Full-page print from a glossy magazine featuring a photographic portrait of a person in frontal view, overlaid with dense ink markings that alter and extend the facial and bodily features. The subject occupies the central frame, wearing a structured white garment with a draped sleeve opening, revealing the forearm and hand. The attire is minimal, designed to highlight accessories including a pair of large spherical earrings, wide metallic bracelets on both wrists, and a ring on the left hand. These elements are presented in polished gold-toned material, reflecting the lighting setup of the photographic studio environment.The facial region has been extensively modified with superimposed drawn lines executed directly onto the printed surface. These lines form concentric motifs across the forehead, spirals around the eyes, and layered shading around the cheeks and mouth. Additional extensions radiate outward from the head, resembling halo-like emanations or diagrammatic projections. The ink application introduces a second structural layer, generating a composite effect between the underlying photograph and the manual intervention.
Hands are positioned near the face in a pose that accentuates jewelry display, a standard approach in advertising imagery. The right hand rests vertically against the lips while the left arm is bent, bringing the wrist accessories into the visual field. The drawn overlays extend onto the arms, with contour lines suggesting skeletal or vascular substructures beneath the skin. This integration of anatomical suggestion with decorative extension blurs distinctions between commercial presentation and experimental re-interpretation.

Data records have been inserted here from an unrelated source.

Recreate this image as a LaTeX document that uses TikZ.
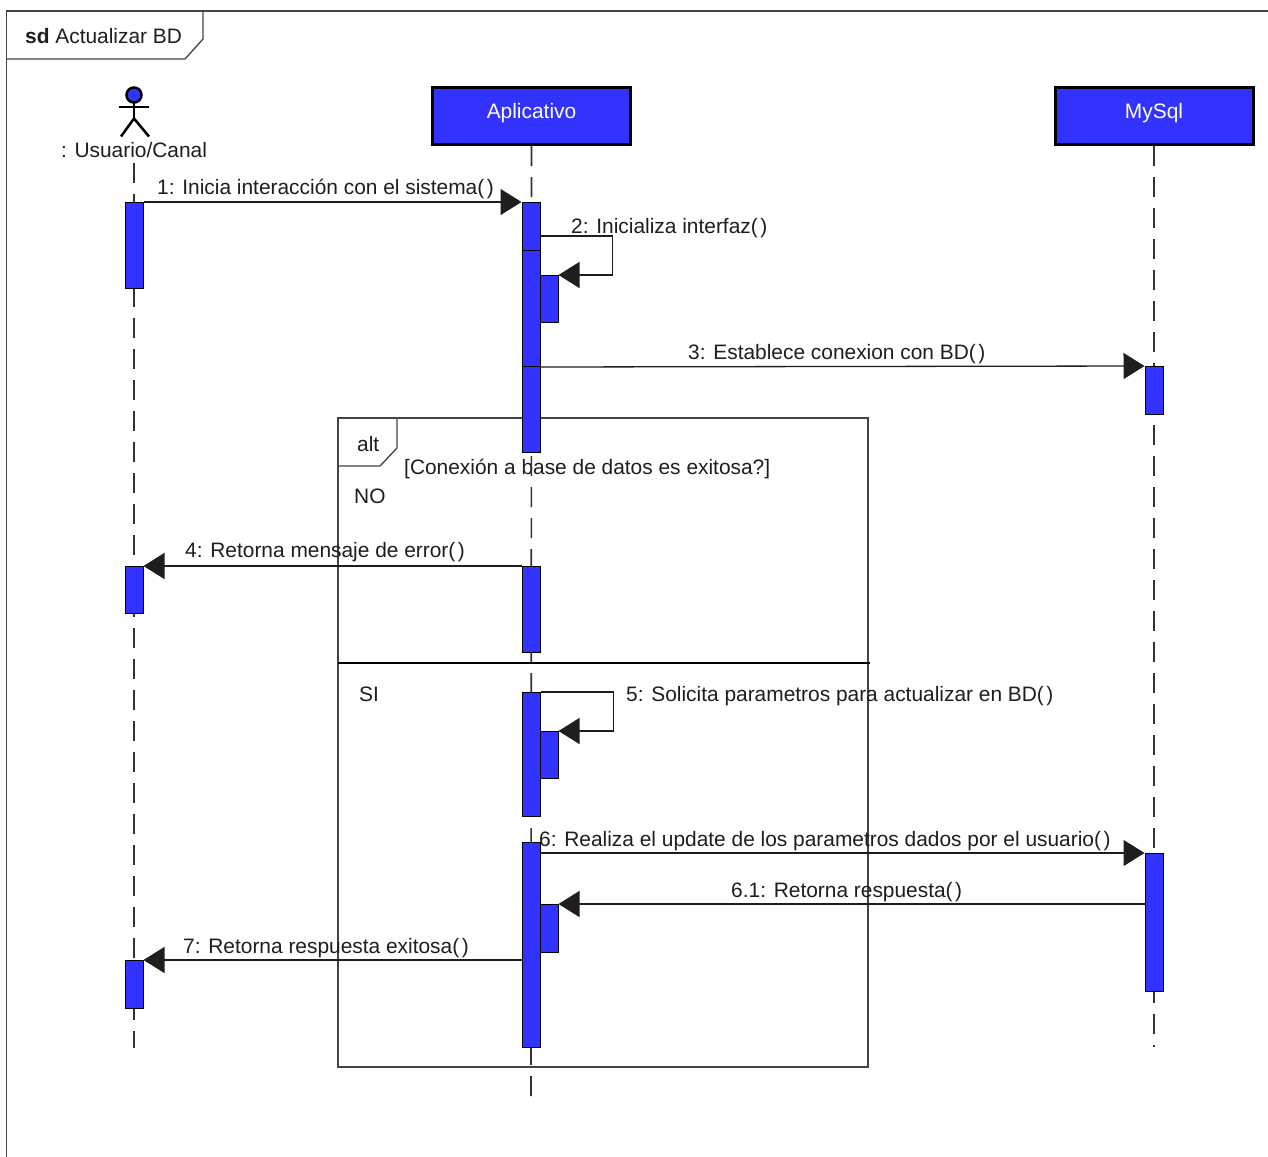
\documentclass[tikz,border=0pt]{standalone}
\usepackage{fontspec}
\setmainfont{Liberation Sans}
\usetikzlibrary{arrows.meta}
\definecolor{umlblue}{RGB}{51,51,255}
\definecolor{framegray}{RGB}{68,68,68}
\definecolor{inkc}{RGB}{30,30,30}
\newcommand\mybar[4]{\node[actbar, minimum height={#4-#3}] (#1) at (#2,#3) {};}
\newcommand\pp{(\kern2.5pt)}
\begin{document}
\begin{tikzpicture}[x=1pt,y=-1pt,
  every node/.style={font=\fontsize{20.9}{24}\selectfont},
  actbar/.style={draw=black, line width=1pt, fill=umlblue, minimum width=18pt, inner sep=0pt, anchor=north},
  lifebox/.style={draw=black, line width=3pt, fill=umlblue, minimum width=198pt, minimum height=57pt, text=white, text height=14.6pt, text depth=10pt, inner sep=0pt},
  lifeline/.style={draw=black!80, line width=1.6pt, dash pattern=on 20pt off 11pt},
  msgline/.style={draw=inkc, line width=1.3pt, -{Triangle[length=21pt,width=26pt]}},
  msglabel/.style={anchor=base west, inner sep=0pt, text=inkc},
  framel/.style={draw=framegray, line width=1.3pt},
  actorl/.style={draw=black, line width=2.5pt}
]
\useasboundingbox (0,0) rectangle (1268,1156);
\fill[white] (0,0) rectangle (1268,1156);
\clip (0,0) rectangle (1268,1156);

% outer frame
\draw[framel] (1300,11) -- (6.5,11) -- (6.5,1200);
\draw[framel] (6.5,59) -- (185,59) -- (203,39) -- (203,11);
\node[msglabel] (title) at (25,44) {\textbf{sd} Actualizar BD};

% alt fragment
\draw[framel] (338,418) rectangle (868,1067);
\draw[framel] (338,466) -- (380,466) -- (397,448) -- (397,418);
\draw[draw=black, line width=1.6pt] (338,663) -- (870,663);
\node[msglabel] (alt) at (357,451) {alt};
\node[msglabel] (guard) at (404,474) {[Conexión a base de datos es exitosa?]};
\node[msglabel] (no) at (354,503) {NO};
\node[msglabel] (si) at (359,701) {SI};

% actor
\coordinate (actor) at (134,95);
\draw[actorl, fill=umlblue] (actor) circle (7.5);
\draw[actorl] ([yshift=-12pt]actor) ++(-15,0) -- ++(30,0);
\draw[actorl] ([yshift=-7.5pt]actor) -- ++(0,16) coordinate (hip);
\draw[actorl] (hip) ++(-13,18) -- (hip) -- ++(15,18);
\node[anchor=base, inner sep=0pt, text=inkc] (user) at (134,157) {: Usuario/Canal};

% lifeline heads
\node[lifebox] (app) at (531.5,116) {Aplicativo};
\node[lifebox] (db) at (1154,116) {MySql};

% lifelines
\coordinate (userTop) at (134,163);
\coordinate (userEnd) at (134,1048);
\coordinate (appEnd) at (531,1097);
\coordinate (dbEnd) at (1154,1047);
\draw[lifeline] (userTop) -- (userEnd);
\draw[lifeline] (app.south) -- (appEnd);
\draw[lifeline] (db.south) -- (dbEnd);

% activation bars
\mybar{u1}{134}{202}{288}
\mybar{u2}{134}{566}{613}
\mybar{u3}{134}{960}{1008}
\mybar{a1}{531}{202}{250}
\mybar{a2}{531}{250}{366}
\mybar{a3}{549}{275}{322}
\mybar{a4}{531}{366}{452}
\mybar{a5}{531}{566}{652}
\mybar{a6}{531}{692}{816}
\mybar{a7}{549}{731}{778}
\mybar{a8}{531}{842}{1047}
\mybar{a9}{549}{904}{952}
\mybar{m1}{1154}{366}{414}
\mybar{m2}{1154}{853}{991}

% messages
\draw[msgline] (u1.north east) -- (a1.north west);
\draw[msgline] ([yshift=-34pt]a1.north east) -- ++(72,0) |- (a3.north east);
\draw[msgline] (a2.south east) -- (m1.north west);
\draw[msgline] (a5.north west) -- (u2.north east);
\draw[msgline] (a6.north east) -- ++(73,0) |- (a7.north east);
\draw[msgline] (a8.east |- m2.north) -- (m2.north west);
\draw[msgline] (m2.west |- a9.north) -- (a9.north east);
\draw[msgline] (a8.west |- u3.north) -- (u3.north east);

% message labels
\node[msglabel] (l1) at (157,194) {1: Inicia interacción con el sistema\pp};
\node[msglabel] (l2) at (571,233) {2: Inicializa interfaz\pp};
\node[msglabel] (l3) at (688,359) {3: Establece conexion con BD\pp};
\node[msglabel] (l4) at (185,557) {4: Retorna mensaje de error\pp};
\node[msglabel] (l5) at (626,701) {5: Solicita parametros para actualizar en BD\pp};
\node[msglabel] (l6) at (539,846) {6: Realiza el update de los parametros dados por el usuario\pp};
\node[msglabel] (l61) at (731,897) {6.1: Retorna respuesta\pp};
\node[msglabel] (l7) at (183,953) {7: Retorna respuesta exitosa\pp};
\end{tikzpicture}
\end{document}
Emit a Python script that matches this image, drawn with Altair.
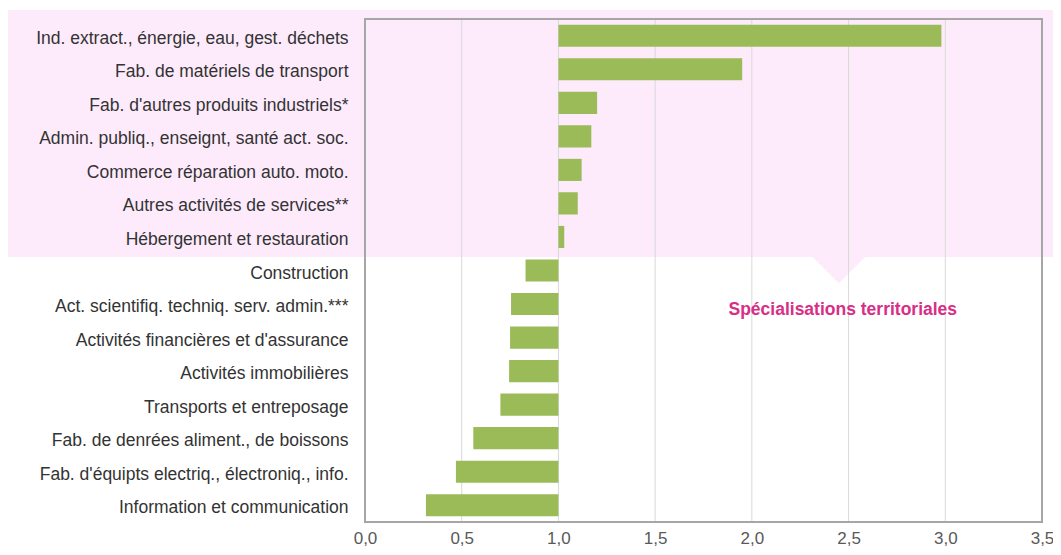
import altair as alt
import pandas as pd

categories = [
    "Ind. extract., énergie, eau, gest. déchets",
    "Fab. de matériels de transport",
    "Fab. d'autres produits industriels*",
    "Admin. publiq., enseignt, santé act. soc.",
    "Commerce réparation auto. moto.",
    "Autres activités de services**",
    "Hébergement et restauration",
    "Construction",
    "Act. scientifiq. techniq. serv. admin.***",
    "Activités financières et d'assurance",
    "Activités immobilières",
    "Transports et entreposage",
    "Fab. de denrées aliment., de boissons",
    "Fab. d'équipts electriq., électroniq., info.",
    "Information et communication",
]
values = [2.98, 1.95, 1.20, 1.17, 1.12, 1.10, 1.03, 0.83, 0.755, 0.75, 0.745, 0.70, 0.56, 0.47, 0.315]
baseline = 1.0
x_ticks = [0.0, 0.5, 1.0, 1.5, 2.0, 2.5, 3.0, 3.5]
annotation_label = "Spécialisations territoriales"
annotation_x = 2.47
pointer_x = 2.45

df = pd.DataFrame({"cat": categories, "val": values, "base": [baseline] * len(values)})
ticks_df = pd.DataFrame({"t": x_ticks})
one = pd.DataFrame({"k": [0]})

W, H = 677, 503

xscale = alt.Scale(domain=[0, 3.5], nice=False, zero=False)
yscale = alt.Scale(paddingInner=0.34, paddingOuter=0.17)

pink = "#fdebfc"

band = alt.Chart(one).mark_rect(color=pink).encode(
    x=alt.value(-357), x2=alt.value(W + 11),
    y=alt.value(-9), y2=alt.value(238),
)

tri = alt.Chart(one).mark_point(
    shape="M-1,-0.5L1,-0.5L0,0.5Z", filled=True, color=pink, opacity=1, size=2809, strokeWidth=0
).encode(
    x=alt.datum(pointer_x, scale=xscale),
    y=alt.value(251),
)

grid = alt.Chart(ticks_df).mark_rule(color="#d9d9d9", strokeWidth=1).encode(
    x=alt.X("t:Q", scale=xscale)
)

bars = alt.Chart(df).mark_bar(color="#9bbb59").encode(
    x=alt.X(
        "val:Q", scale=xscale, title=None,
        axis=alt.Axis(
            values=x_ticks, grid=False, domain=False, ticks=False,
            labelExpr="replace(format(datum.value, '.1f'), '.', ',')",
            labelFont="Liberation Sans", labelFontSize=17, labelColor="#595959",
            labelPadding=8, labelFlush=False, zindex=1,
        ),
    ),
    x2="base:Q",
    y=alt.Y(
        "cat:N", sort=categories, scale=yscale, title=None,
        axis=alt.Axis(
            domain=False, ticks=False, labelLimit=0, labelPadding=17,
            labelFont="Liberation Sans", labelFontSize=17.5, labelColor="#333333",
            labelOffset=3, zindex=1,
        ),
    ),
)

frame = alt.Chart(one).mark_rect(fillOpacity=0, stroke="#a6a6a6", strokeWidth=2).encode(
    x=alt.value(0), x2=alt.value(W), y=alt.value(0), y2=alt.value(H),
)

text = alt.Chart(one).mark_text(
    text=annotation_label, font="Liberation Sans", fontSize=17.5, fontWeight="bold",
    color="#d92e86", align="center", baseline="middle",
).encode(
    x=alt.datum(annotation_x, scale=xscale),
    y=alt.value(291),
)

chart = alt.layer(band, tri, grid, bars, frame, text).properties(
    width=W, height=H,
    autosize=alt.AutoSizeParams(type="none"),
    padding={"left": 357, "top": 11, "right": 11, "bottom": 25},
).configure_view(stroke=None).configure(background="white")

chart.save("out.html", embed_options={"renderer": "svg", "actions": False})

The bottom margin contains the brand name “MARCO BICEGO” printed in bold typography, identifying the advertisement’s original commercial purpose. Adjacent magazine content remains partially visible on the right margin, including a full-color food-related image, further emphasizing the context of a multi-page publication. Lighting within the original portrait is soft and even, casting minimal shadowing and maximizing reflective highlights on metallic jewelry surfaces.
The composition exemplifies tension between polished advertising convention and disruptive hand-drawn modification. The photographic base presents standardized fashion marketing aesthetics, while the added markings transform it into a hybrid document: part commercial image, part altered art object. The outcome situates itself at the intersection of consumer culture, anatomical diagramming, and personalized annotation, creating layered semiotic readings.